In one of the most ironic and surprising legal turn of events, within a short span of 48 hours, the Kenyan Supreme Court ruled in favour of a foreign firm against its very own Kenyan company, while thousands of miles away in Washington DC, the International Centre for Settlement of Investment Disputes (ICSID) ruled in favour of Kenya against mining company, Cortec.

In the first case involving the Kenya Bureau of Standards and a Dubai based firm, the Dubai firm is set to receive a compensation of Sh1.6 billion from the Kenyan government for breach of a fuel inspection tender by the Kenya Bureau of Standards (Kebs) 11 years ago.

This follows a decision of the Supreme Court judges to reject a request to review a judgment they passed in December last year that found Kebs liable for breach of the contract awarded to Geo-Chem Middle East in 2009.
The Apex court led by acting Chief Justice Philomena Mwilu said the application for stay of the court’s judgment dated December 18, 2020 was “an appeal in disguise”.

In urging court to suspend execution of the judgment, Kebs argued that the application was in public interest because payment of the amount involved expenditure of public funds, occasioning excessive burden on the taxpayer.

In the second case which took place in Washington DC between the Kenyan Government and two mining companies, Kenya has for the second time won a Sh200 billion case against Cortec Mining Kenya Limited and Stirling Capital Limited over revocation of their licence in 2013.

The two wanted the International Centre for Settlement of Investment Disputes (ICSID) to overturn a 2018 tribunal decision, which found the license was a protected investment.

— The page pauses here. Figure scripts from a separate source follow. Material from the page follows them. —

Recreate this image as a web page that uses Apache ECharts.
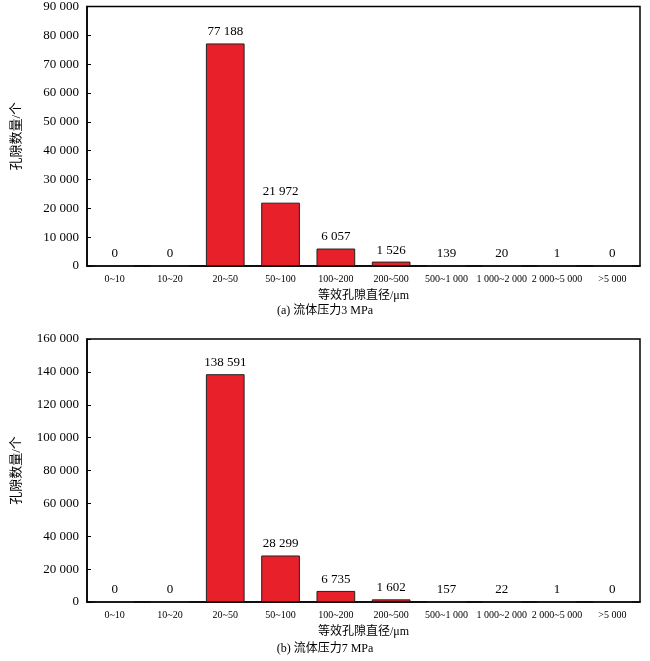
<!DOCTYPE html>
<html><head><meta charset="utf-8">
<script src="https://cdn.jsdelivr.net/npm/echarts@6/dist/echarts.min.js"></script>
<style>html,body{margin:0;padding:0;background:#fff}#c{width:650px;height:661px}</style>
</head><body><div id="c"></div>
<script>
var categories = ['0~10','10~20','20~50','50~100','100~200','200~500','500~1 000','1 000~2 000','2 000~5 000','>5 000'];
var valuesA = [0,0,77188,21972,6057,1526,139,20,1,0];
var valuesB = [0,0,138591,28299,6735,1602,157,22,1,0];
var font = '"Liberation Serif","Noto Sans CJK SC",serif';

function fmt(v){ return String(v).replace(/\B(?=(\d{3})+(?!\d))/g,' '); }

function xAxis(i){
  return {gridIndex:i,type:'category',data:categories,
    axisLine:{lineStyle:{color:'#000',width:1.5}},
    axisTick:{inside:true,length:4,lineStyle:{color:'#000'}},
    axisLabel:{color:'#000',fontFamily:font,fontSize:10,interval:0,margin:8},
    name:'等效孔隙直径/μm',nameLocation:'middle',nameGap:24,
    nameTextStyle:{color:'#000',fontFamily:font,fontSize:12}};
}
function yAxis(i,max,step){
  return {gridIndex:i,type:'value',min:0,max:max,interval:step,
    axisLine:{show:true,lineStyle:{color:'#000',width:1.5}},
    axisTick:{show:true,inside:true,length:4,lineStyle:{color:'#000'}},
    splitLine:{show:false},
    axisLabel:{color:'#000',fontFamily:font,fontSize:13,formatter:fmt},
    name:'孔隙数量/个',nameLocation:'middle',nameGap:64,
    nameTextStyle:{color:'#000',fontFamily:font,fontSize:13}};
}
function bars(i,data){
  return {type:'bar',xAxisIndex:i,yAxisIndex:i,data:data,barWidth:'70%',
    itemStyle:{color:'#e8202a',borderColor:'#222',borderWidth:1},
    label:{show:true,position:'top',color:'#000',fontFamily:font,fontSize:13,
      formatter:function(p){return fmt(p.value);}}};
}
var chart = echarts.init(document.getElementById('c'));
chart.setOption({
  animation:false,
  grid:[
    {left:87,right:10,top:5,height:261,show:true,borderColor:'#000',borderWidth:1.5},
    {left:87,right:10,top:339,height:263,show:true,borderColor:'#000',borderWidth:1.5}
  ],
  xAxis:[xAxis(0),xAxis(1)],
  yAxis:[yAxis(0,90000,10000),yAxis(1,160000,20000)],
  series:[bars(0,valuesA),bars(1,valuesB)],
  graphic:[
    {type:'text',left:'center',top:305,style:{text:'(a) 流体压力3 MPa',font:'12px '+font,fill:'#000'}},
    {type:'text',left:'center',top:643,style:{text:'(b) 流体压力7 MPa',font:'12px '+font,fill:'#000'}}
  ]
});
</script></body></html>
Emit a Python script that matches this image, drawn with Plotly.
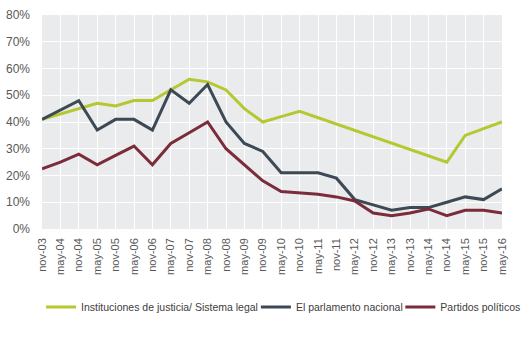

The firms had been granted license to mine niobium and rare earth minerals at Mrima Hills in Kwale County but it was later cancelled by the government, forcing Cortec to challenge the revocation.

In 2018, the investor-state arbitral tribunal dismissed the case and ordered the companies to pay costs of around $3.5 million to the government, compared with the $6.5 million it was seeking.